> _SET TASK_
In the data, extract each line that holds the string "React".

Records from a collection
==*==

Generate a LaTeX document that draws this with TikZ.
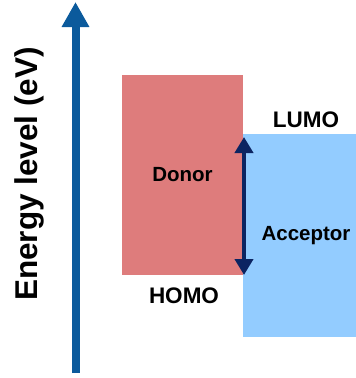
\documentclass[tikz,border=0pt]{standalone}
\usepackage{fontspec}
\setmainfont{Liberation Sans}
\usetikzlibrary{arrows.meta}
\definecolor{donorred}{HTML}{DE7C7C}
\definecolor{accblue}{HTML}{93CCFF}
\definecolor{axisblue}{HTML}{0B5A9C}
\definecolor{navy}{HTML}{0B2462}
\tikzset{
  band/.style={draw=none, inner sep=0pt, outer sep=0pt},
  lbl/.style={font=\bfseries\fontsize{22.5}{26}\selectfont, inner sep=0pt},
  mlbl/.style={font=\bfseries\fontsize{20.5}{24}\selectfont, inner sep=0pt},
  axisarrow/.style={draw=axisblue, line width=8pt, -{Triangle[width=26pt,length=25pt]}},
  gaparrow/.style={draw=navy, line width=4.2pt, {Triangle[width=18pt,length=16pt]}-{Triangle[width=18pt,length=16pt]}}
}
\begin{document}
\begin{tikzpicture}[x=1pt,y=-1pt]
\useasboundingbox (0,0) rectangle (356,378);
% bands
\node[band, fill=donorred, minimum width=121pt, minimum height=200pt, mlbl] (donor) at (182.5,175) {Donor};
\node[band, fill=accblue, minimum width=113pt, minimum height=203pt] (acceptor) at (299.5,235.5) {};
\node[mlbl] (acclbl) at (306,236) {Acceptor};
\node[lbl] (lumo) at (306,119.5) {LUMO};
\node[lbl] (homo) at (184,295.5) {HOMO};
% energy gap arrow
\draw[gaparrow] ([xshift=1pt,yshift=-3pt]acceptor.north west) -- ([xshift=1pt]donor.south east);
% axis
\coordinate (axb) at (75.5,373);
\coordinate (axt) at (75.5,2);
\draw[axisarrow] (axb) -- (axt);
\node[rotate=90, anchor=base, font=\bfseries\fontsize{31.5}{36}\selectfont, inner sep=0pt] (elabel) at (37,174) {Energy level (eV)};
\end{tikzpicture}
\end{document}
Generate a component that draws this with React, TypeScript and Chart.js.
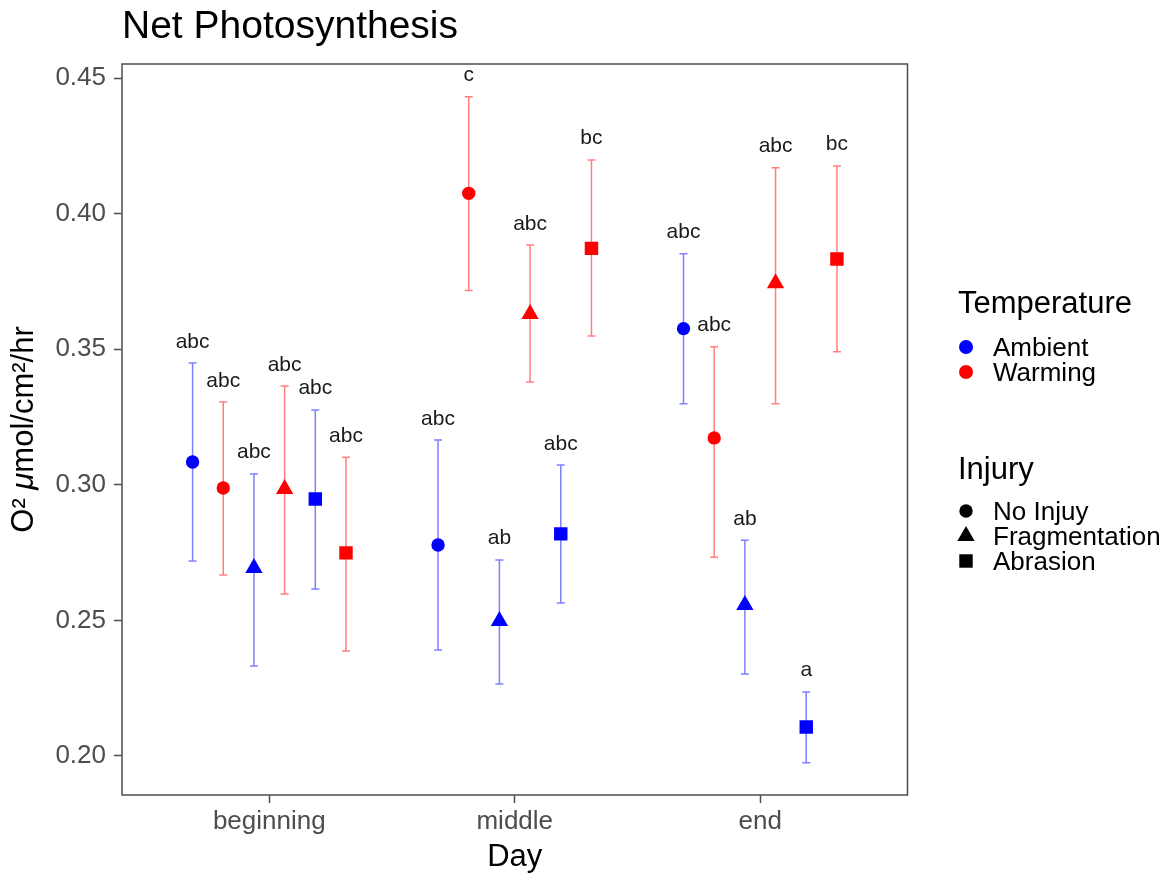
import React, { useEffect, useRef } from 'react';
import { Chart, registerables } from 'chart.js';

Chart.register(...registerables);

// ---------- data ----------
const days = ['beginning', 'middle', 'end'];
const yTickValues = [0.2, 0.25, 0.3, 0.35, 0.4, 0.45];
const temperatureLabels = ['Ambient', 'Warming'];
const temperatureColors = ['#0000FF', '#FF0000'];
const errorBarColors = ['rgba(0,0,255,0.5)', 'rgba(255,0,0,0.5)'];
const injuryLabels = ['No Injuy', 'Fragmentation', 'Abrasion'];

const ambientNoInjuryMean = [0.3084, 0.2778, 0.3576];
const ambientNoInjuryLow = [0.2719, 0.2391, 0.3299];
const ambientNoInjuryHigh = [0.3449, 0.3165, 0.3852];
const ambientNoInjuryLetters = ['abc', 'abc', 'abc'];

const warmingNoInjuryMean = [0.2988, 0.4075, 0.3173];
const warmingNoInjuryLow = [0.2667, 0.3717, 0.2733];
const warmingNoInjuryHigh = [0.3305, 0.4431, 0.3509];
const warmingNoInjuryLetters = ['abc', 'c', 'abc'];

const ambientFragMean = [0.2693, 0.2498, 0.2557];
const ambientFragLow = [0.2332, 0.2265, 0.2302];
const ambientFragHigh = [0.304, 0.2723, 0.2796];
const ambientFragLetters = ['abc', 'ab', 'ab'];

const warmingFragMean = [0.2985, 0.363, 0.3743];
const warmingFragLow = [0.2597, 0.3379, 0.3299];
const warmingFragHigh = [0.3364, 0.3884, 0.4169];
const warmingFragLetters = ['abc', 'abc', 'abc'];

const ambientAbrMean = [0.2948, 0.2819, 0.2107];
const ambientAbrLow = [0.2616, 0.2564, 0.1975];
const ambientAbrHigh = [0.3276, 0.3073, 0.2236];
const ambientAbrLetters = ['abc', 'abc', 'a'];

const warmingAbrMean = [0.2749, 0.3872, 0.3833];
const warmingAbrLow = [0.2387, 0.3549, 0.3491];
const warmingAbrHigh = [0.3102, 0.4198, 0.4176];
const warmingAbrLetters = ['abc', 'bc', 'bc'];

// dodge order within each day
const series = [
  { temp: 0, injury: 0, mean: ambientNoInjuryMean, low: ambientNoInjuryLow, high: ambientNoInjuryHigh, letters: ambientNoInjuryLetters },
  { temp: 1, injury: 0, mean: warmingNoInjuryMean, low: warmingNoInjuryLow, high: warmingNoInjuryHigh, letters: warmingNoInjuryLetters },
  { temp: 0, injury: 1, mean: ambientFragMean, low: ambientFragLow, high: ambientFragHigh, letters: ambientFragLetters },
  { temp: 1, injury: 1, mean: warmingFragMean, low: warmingFragLow, high: warmingFragHigh, letters: warmingFragLetters },
  { temp: 0, injury: 2, mean: ambientAbrMean, low: ambientAbrLow, high: ambientAbrHigh, letters: ambientAbrLetters },
  { temp: 1, injury: 2, mean: warmingAbrMean, low: warmingAbrLow, high: warmingAbrHigh, letters: warmingAbrLetters },
];

const DODGE_WIDTH = 0.75;
const FONT = '"Liberation Sans", Arial, Helvetica, sans-serif';
const injuryStyles = ['circle', 'triangle', 'rect'];
const injuryRadius = [6.7, 10, 9.5];

function dodgeX(dayIndex: number, seriesIndex: number) {
  const n = series.length;
  const step = DODGE_WIDTH / n;
  return dayIndex + 1 + (seriesIndex - (n - 1) / 2) * step;
}

function drawMarker(ctx: CanvasRenderingContext2D, style: string, x: number, y: number, r: number) {
  ctx.beginPath();
  if (style === 'circle') {
    ctx.arc(x, y, r, 0, Math.PI * 2);
  } else if (style === 'triangle') {
    for (let k = 0; k < 3; k++) {
      const a = (k * 2 * Math.PI) / 3;
      const px = x + Math.sin(a) * r;
      const py = y - Math.cos(a) * r;
      if (k === 0) ctx.moveTo(px, py);
      else ctx.lineTo(px, py);
    }
    ctx.closePath();
  } else {
    const s = Math.SQRT1_2 * r;
    ctx.rect(x - s, y - s, 2 * s, 2 * s);
  }
  ctx.fill();
}

const errorBarPlugin = {
  id: 'errorBars',
  beforeDatasetsDraw(chart: any) {
    const { ctx, scales } = chart;
    ctx.save();
    ctx.lineWidth = 1.5;
    series.forEach((s, si) => {
      ctx.strokeStyle = errorBarColors[s.temp];
      s.mean.forEach((_, di) => {
        const x = scales.x.getPixelForValue(dodgeX(di, si));
        const yh = scales.y.getPixelForValue(s.high[di]);
        const yl = scales.y.getPixelForValue(s.low[di]);
        const cap = 4;
        ctx.beginPath();
        ctx.moveTo(x, yh);
        ctx.lineTo(x, yl);
        ctx.moveTo(x - cap, yh);
        ctx.lineTo(x + cap, yh);
        ctx.moveTo(x - cap, yl);
        ctx.lineTo(x + cap, yl);
        ctx.stroke();
      });
    });
    ctx.restore();
  },
  afterDatasetsDraw(chart: any) {
    const { ctx, scales } = chart;
    ctx.save();
    ctx.fillStyle = '#1a1a1a';
    ctx.font = `21px ${FONT}`;
    ctx.textAlign = 'center';
    ctx.textBaseline = 'alphabetic';
    series.forEach((s, si) => {
      s.letters.forEach((txt, di) => {
        const x = scales.x.getPixelForValue(dodgeX(di, si));
        const yh = scales.y.getPixelForValue(s.high[di]);
        ctx.fillText(txt, x, yh - 15.5);
      });
    });
    ctx.restore();
  },
  afterDraw(chart: any) {
    const { ctx, chartArea } = chart;
    ctx.save();
    // panel border
    ctx.strokeStyle = '#4d4d4d';
    ctx.lineWidth = 1.5;
    ctx.strokeRect(chartArea.left, chartArea.top, chartArea.right - chartArea.left, chartArea.bottom - chartArea.top);

    // title
    ctx.fillStyle = '#000';
    ctx.textAlign = 'left';
    ctx.textBaseline = 'alphabetic';
    ctx.font = `39px ${FONT}`;
    ctx.fillText('Net Photosynthesis', 122, 38);

    // y axis title with italic mu
    const cy = (chartArea.top + chartArea.bottom) / 2;
    const parts = [
      { t: 'O² ', f: `31px ${FONT}` },
      { t: 'μ', f: `italic 31px ${FONT}` },
      { t: 'mol/cm²/hr', f: `31px ${FONT}` },
    ];
    let total = 0;
    parts.forEach((p) => { ctx.font = p.f; total += ctx.measureText(p.t).width; });
    ctx.translate(33, cy);
    ctx.rotate(-Math.PI / 2);
    let px = -total / 2;
    parts.forEach((p) => {
      ctx.font = p.f;
      ctx.fillText(p.t, px, 0);
      px += ctx.measureText(p.t).width;
    });
    ctx.setTransform(1, 0, 0, 1, 0, 0);
    const dpr = chart.currentDevicePixelRatio || 1;
    ctx.scale(dpr, dpr);

    // legend: Temperature
    ctx.fillStyle = '#000';
    ctx.font = `31px ${FONT}`;
    ctx.fillText('Temperature', 958, 313);
    const tempY = [347, 372];
    temperatureLabels.forEach((lab, i) => {
      ctx.fillStyle = temperatureColors[i];
      drawMarker(ctx, 'circle', 966, tempY[i], 7);
      ctx.fillStyle = '#000';
      ctx.font = `26px ${FONT}`;
      ctx.fillText(lab, 993, tempY[i] + 9.3);
    });

    // legend: Injury
    ctx.font = `31px ${FONT}`;
    ctx.fillText('Injury', 958, 479);
    const injY = [511, 536, 561];
    injuryLabels.forEach((lab, i) => {
      ctx.fillStyle = '#000';
      drawMarker(ctx, injuryStyles[i], 966, injY[i], injuryRadius[i]);
      ctx.font = `26px ${FONT}`;
      ctx.fillText(lab, 993, injY[i] + 9.3);
    });
    ctx.restore();
  },
};

export default function App() {
  const ref = useRef<HTMLCanvasElement>(null);
  useEffect(() => {
    if (!ref.current) return;
    Chart.defaults.font.family = FONT;
    const datasets = series.map((s, si) => ({
      label: `${temperatureLabels[s.temp]} ${injuryLabels[s.injury]}`,
      data: s.mean.map((v, di) => ({ x: dodgeX(di, si), y: v })),
      pointStyle: injuryStyles[s.injury],
      pointRadius: injuryRadius[s.injury],
      pointBackgroundColor: temperatureColors[s.temp],
      pointBorderWidth: 0,
      borderColor: temperatureColors[s.temp],
      showLine: false,
    }));
    const chart = new Chart(ref.current, {
      type: 'scatter',
      data: { datasets },
      options: {
        animation: false,
        responsive: true,
        maintainAspectRatio: false,
        layout: { padding: { top: 64, right: 263.5, left: 0, bottom: 0 } },
        plugins: { legend: { display: false }, tooltip: { enabled: false }, title: { display: false } },
        scales: {
          x: {
            type: 'linear',
            min: 0.4,
            max: 3.6,
            afterBuildTicks: (s: any) => { s.ticks = days.map((_, i) => ({ value: i + 1 })); },
            afterFit: (s: any) => { s.height = 81; },
            ticks: {
              callback: (v: any) => days[Math.round(Number(v)) - 1] ?? '',
              color: '#4d4d4d',
              font: { size: 26, family: FONT },
              padding: 3,
              maxRotation: 0,
              autoSkip: false,
            },
            grid: { drawOnChartArea: false, drawTicks: true, tickLength: 8, tickColor: '#4d4d4d', tickWidth: 1.5 },
            border: { display: false },
            title: { display: true, text: 'Day', color: '#000', font: { size: 31, family: FONT }, padding: { top: 0, bottom: 0 } },
          },
          y: {
            type: 'linear',
            min: 0.1856,
            max: 0.4552,
            afterBuildTicks: (s: any) => { s.ticks = yTickValues.map((v) => ({ value: v })); },
            afterFit: (s: any) => { s.width = 122; },
            ticks: {
              callback: (v: any) => Number(v).toFixed(2),
              color: '#4d4d4d',
              font: { size: 26, family: FONT },
              padding: 8,
            },
            grid: { drawOnChartArea: false, drawTicks: true, tickLength: 8, tickColor: '#4d4d4d', tickWidth: 1.5 },
            border: { display: false },
          },
        },
      } as any,
      plugins: [errorBarPlugin],
    } as any);
    return () => chart.destroy();
  }, []);
  return (
    <div style={{ position: 'fixed', left: 0, top: 0, width: 1171, height: 876, background: '#fff' }}>
      <canvas ref={ref} />
    </div>
  );
}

==*==

> _EXERCISE SOLUTION_
Generate a component that draws this with React, TypeScript and Chart.js.
import React, { useEffect, useRef } from 'react';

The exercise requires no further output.